■ INFORMATION SUPPLIED:
....................

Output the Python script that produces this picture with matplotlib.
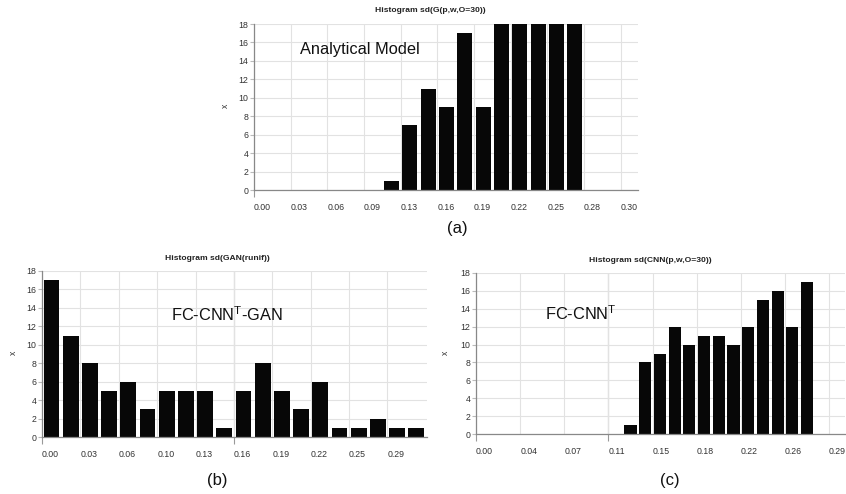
import matplotlib
matplotlib.use("Agg")
import matplotlib.pyplot as plt

plt.rcParams["font.family"] = ["Liberation Sans", "DejaVu Sans"]
plt.rcParams["mathtext.fontset"] = "custom"
plt.rcParams["mathtext.rm"] = "Liberation Sans"
plt.rcParams["mathtext.it"] = "Liberation Sans"

W, H = 846, 494

# (a) analytical model: 2 bins per gridline step, first bar in bin 7
a_counts = [1, 7, 11, 9, 17, 9, 18, 18, 18, 18, 18]
a_first_bin = 7
a_bins_per_grid = 2
a_ticks = ["0.00", "0.03", "0.06", "0.09", "0.13", "0.16", "0.19", "0.22", "0.25", "0.28", "0.30"]
a_title = "Histogram sd(G(p,w,O=30))"

# (b) GAN
b_counts = [17, 11, 8, 5, 6, 3, 5, 5, 5, 1, 5, 8, 5, 3, 6, 1, 1, 2, 1, 1]
b_first_bin = 0
b_bins_per_grid = 2
b_ticks = ["0.00", "0.03", "0.06", "0.10", "0.13", "0.16", "0.19", "0.22", "0.25", "0.29"]
b_title = "Histogram sd(GAN(runif))"

# (c) CNN: 3 bins per gridline step
c_counts = [1, 8, 9, 12, 10, 11, 11, 10, 12, 15, 16, 12, 17]
c_first_bin = 10
c_bins_per_grid = 3
c_ticks = ["0.00", "0.04", "0.07", "0.11", "0.15", "0.18", "0.22", "0.26", "0.29"]
c_title = "Histogram sd(CNN(p,w,O=30))"

fig = plt.figure(figsize=(W / 100, H / 100), dpi=100)


def px_axes(left, top, right, bottom):
    return fig.add_axes([left / W, 1 - bottom / H, (right - left) / W, (bottom - top) / H])


def ftext(x, y, s, **kw):
    fig.text(x / W, 1 - y / H, s, **kw)


def panel(ax, counts, first_bin, per_grid, ticks, xmax, dark_grid=None):
    width = 1.0 / per_grid
    xs = [(first_bin + i) * width + width / 2 for i in range(len(counts))]
    ax.bar(xs, counts, width=width * 0.82, color="#070707", zorder=3)
    ax.set_xlim(0, xmax)
    ax.set_ylim(0, 18)
    ax.set_yticks(range(0, 19, 2))
    ax.set_xticks(range(len(ticks)))
    ax.set_xticklabels(ticks, ha="left")
    ax.grid(True, color="#e2e2e2", lw=0.8, zorder=0)
    ax.tick_params(axis="y", length=3, width=0.8, color="#bbbbbb", pad=1,
                   labelsize=6.3, labelcolor="#333333")
    ax.tick_params(axis="x", length=5, width=0.8, color="#999999", pad=4,
                   labelsize=6.3, labelcolor="#333333")
    keep = {0} | ({dark_grid} if dark_grid is not None else set())
    for i, t in enumerate(ax.xaxis.get_major_ticks()):
        if i not in keep:
            t.tick1line.set_visible(False)
    if dark_grid is not None:
        ax.axvline(dark_grid, color="#999999", lw=0.8, zorder=1)
    for side in ("top", "right"):
        ax.spines[side].set_visible(False)
    ax.spines["left"].set_color("#888888")
    ax.spines["bottom"].set_color("#888888")
    ax.spines["left"].set_linewidth(0.9)
    ax.spines["bottom"].set_linewidth(0.9)
    ax.spines["bottom"].set_zorder(4)


ax_a = px_axes(254, 24, 638, 190)
panel(ax_a, a_counts, a_first_bin, a_bins_per_grid, a_ticks, 10.47)
ax_b = px_axes(42, 271, 427, 437)
panel(ax_b, b_counts, b_first_bin, b_bins_per_grid, b_ticks, 10.03, dark_grid=5)
ax_c = px_axes(476, 273, 845, 434)
panel(ax_c, c_counts, c_first_bin, c_bins_per_grid, c_ticks, 8.36, dark_grid=3)

title_kw = dict(ha="center", va="center", fontsize=6.1, fontweight="bold", color="#222222")
ftext(430, 11, a_title, **title_kw)
ftext(217, 259, b_title, **title_kw)
ftext(650, 260, c_title, **title_kw)

ylab_kw = dict(ha="center", va="center", rotation=90, fontsize=6.2, color="#333333")
ftext(225, 106, "x", **ylab_kw)
ftext(13, 353, "x", **ylab_kw)
ftext(445, 353, "x", **ylab_kw)

ann_kw = dict(ha="left", va="baseline", fontsize=11.8, color="#111111")
ftext(300, 54, "Analytical Model", **ann_kw)
ftext(171, 321, r"FC-CNN$^{\mathrm{T}}$-GAN", **ann_kw)
ftext(545, 320, r"FC-CNN$^{\mathrm{T}}$", **ann_kw)

lab_kw = dict(ha="center", va="center", fontsize=12, color="#111111")
ftext(457, 228, "(a)", **lab_kw)
ftext(217, 480, "(b)", **lab_kw)
ftext(670, 480, "(c)", **lab_kw)

fig.savefig("out.png", dpi=100)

....................

■ AIM OF THE EXERCISE: Please extract exactly the lines of the data, from the first through the line containing "fig.text(x / W, 1 - y / H, s, **kw)", and add no pictures to the copy.

■ EXPECTED ANSWER:
Output the Python script that produces this picture with matplotlib.
import matplotlib
matplotlib.use("Agg")
import matplotlib.pyplot as plt

plt.rcParams["font.family"] = ["Liberation Sans", "DejaVu Sans"]
plt.rcParams["mathtext.fontset"] = "custom"
plt.rcParams["mathtext.rm"] = "Liberation Sans"
plt.rcParams["mathtext.it"] = "Liberation Sans"

W, H = 846, 494

# (a) analytical model: 2 bins per gridline step, first bar in bin 7
a_counts = [1, 7, 11, 9, 17, 9, 18, 18, 18, 18, 18]
a_first_bin = 7
a_bins_per_grid = 2
a_ticks = ["0.00", "0.03", "0.06", "0.09", "0.13", "0.16", "0.19", "0.22", "0.25", "0.28", "0.30"]
a_title = "Histogram sd(G(p,w,O=30))"

# (b) GAN
b_counts = [17, 11, 8, 5, 6, 3, 5, 5, 5, 1, 5, 8, 5, 3, 6, 1, 1, 2, 1, 1]
b_first_bin = 0
b_bins_per_grid = 2
b_ticks = ["0.00", "0.03", "0.06", "0.10", "0.13", "0.16", "0.19", "0.22", "0.25", "0.29"]
b_title = "Histogram sd(GAN(runif))"

# (c) CNN: 3 bins per gridline step
c_counts = [1, 8, 9, 12, 10, 11, 11, 10, 12, 15, 16, 12, 17]
c_first_bin = 10
c_bins_per_grid = 3
c_ticks = ["0.00", "0.04", "0.07", "0.11", "0.15", "0.18", "0.22", "0.26", "0.29"]
c_title = "Histogram sd(CNN(p,w,O=30))"

fig = plt.figure(figsize=(W / 100, H / 100), dpi=100)


def px_axes(left, top, right, bottom):
    return fig.add_axes([left / W, 1 - bottom / H, (right - left) / W, (bottom - top) / H])


def ftext(x, y, s, **kw):
    fig.text(x / W, 1 - y / H, s, **kw)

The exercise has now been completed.